(PROBLEM) Reproduce each line exactly. Skip none.

BEGIN DATASET CONTENT

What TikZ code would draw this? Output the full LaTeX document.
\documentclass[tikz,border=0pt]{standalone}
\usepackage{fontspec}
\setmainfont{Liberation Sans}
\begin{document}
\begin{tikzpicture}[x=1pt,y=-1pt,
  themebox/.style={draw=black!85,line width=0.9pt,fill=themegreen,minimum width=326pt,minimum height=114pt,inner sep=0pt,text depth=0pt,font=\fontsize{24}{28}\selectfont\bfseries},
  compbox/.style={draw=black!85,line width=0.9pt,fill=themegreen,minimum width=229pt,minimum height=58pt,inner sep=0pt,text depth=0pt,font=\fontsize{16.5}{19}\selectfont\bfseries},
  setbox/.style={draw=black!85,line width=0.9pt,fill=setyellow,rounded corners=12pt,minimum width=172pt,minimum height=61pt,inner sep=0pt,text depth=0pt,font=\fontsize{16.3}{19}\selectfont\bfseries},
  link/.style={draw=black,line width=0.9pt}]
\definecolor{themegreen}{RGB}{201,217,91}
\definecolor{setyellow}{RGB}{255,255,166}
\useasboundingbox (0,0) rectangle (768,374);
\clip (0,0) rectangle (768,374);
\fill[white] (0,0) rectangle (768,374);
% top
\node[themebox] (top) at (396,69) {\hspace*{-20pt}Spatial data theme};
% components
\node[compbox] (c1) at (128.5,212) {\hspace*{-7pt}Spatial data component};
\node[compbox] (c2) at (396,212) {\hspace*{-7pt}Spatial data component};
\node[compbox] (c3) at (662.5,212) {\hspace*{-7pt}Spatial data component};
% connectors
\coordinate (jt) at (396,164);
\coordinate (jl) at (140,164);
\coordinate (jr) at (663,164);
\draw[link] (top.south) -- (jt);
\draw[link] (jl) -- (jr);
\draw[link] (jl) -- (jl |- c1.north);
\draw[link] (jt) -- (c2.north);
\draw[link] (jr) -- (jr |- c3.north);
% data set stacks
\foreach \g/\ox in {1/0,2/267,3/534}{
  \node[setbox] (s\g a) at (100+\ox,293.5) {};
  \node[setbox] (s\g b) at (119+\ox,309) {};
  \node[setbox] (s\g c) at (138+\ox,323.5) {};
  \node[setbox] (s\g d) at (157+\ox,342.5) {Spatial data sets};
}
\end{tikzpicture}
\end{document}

END DATASET CONTENT

(EXERCISE RESPONSE)
What TikZ code would draw this? Output the full LaTeX document.
\documentclass[tikz,border=0pt]{standalone}
\usepackage{fontspec}
\setmainfont{Liberation Sans}
\begin{document}
\begin{tikzpicture}[x=1pt,y=-1pt,
  themebox/.style={draw=black!85,line width=0.9pt,fill=themegreen,minimum width=326pt,minimum height=114pt,inner sep=0pt,text depth=0pt,font=\fontsize{24}{28}\selectfont\bfseries},
  compbox/.style={draw=black!85,line width=0.9pt,fill=themegreen,minimum width=229pt,minimum height=58pt,inner sep=0pt,text depth=0pt,font=\fontsize{16.5}{19}\selectfont\bfseries},
  setbox/.style={draw=black!85,line width=0.9pt,fill=setyellow,rounded corners=12pt,minimum width=172pt,minimum height=61pt,inner sep=0pt,text depth=0pt,font=\fontsize{16.3}{19}\selectfont\bfseries},
  link/.style={draw=black,line width=0.9pt}]
\definecolor{themegreen}{RGB}{201,217,91}
\definecolor{setyellow}{RGB}{255,255,166}
\useasboundingbox (0,0) rectangle (768,374);
\clip (0,0) rectangle (768,374);
\fill[white] (0,0) rectangle (768,374);
% top
\node[themebox] (top) at (396,69) {\hspace*{-20pt}Spatial data theme};
% components
\node[compbox] (c1) at (128.5,212) {\hspace*{-7pt}Spatial data component};
\node[compbox] (c2) at (396,212) {\hspace*{-7pt}Spatial data component};
\node[compbox] (c3) at (662.5,212) {\hspace*{-7pt}Spatial data component};
% connectors
\coordinate (jt) at (396,164);
\coordinate (jl) at (140,164);
\coordinate (jr) at (663,164);
\draw[link] (top.south) -- (jt);
\draw[link] (jl) -- (jr);
\draw[link] (jl) -- (jl |- c1.north);
\draw[link] (jt) -- (c2.north);
\draw[link] (jr) -- (jr |- c3.north);
% data set stacks
\foreach \g/\ox in {1/0,2/267,3/534}{
  \node[setbox] (s\g a) at (100+\ox,293.5) {};
  \node[setbox] (s\g b) at (119+\ox,309) {};
  \node[setbox] (s\g c) at (138+\ox,323.5) {};
  \node[setbox] (s\g d) at (157+\ox,342.5) {Spatial data sets};
}
\end{tikzpicture}
\end{document}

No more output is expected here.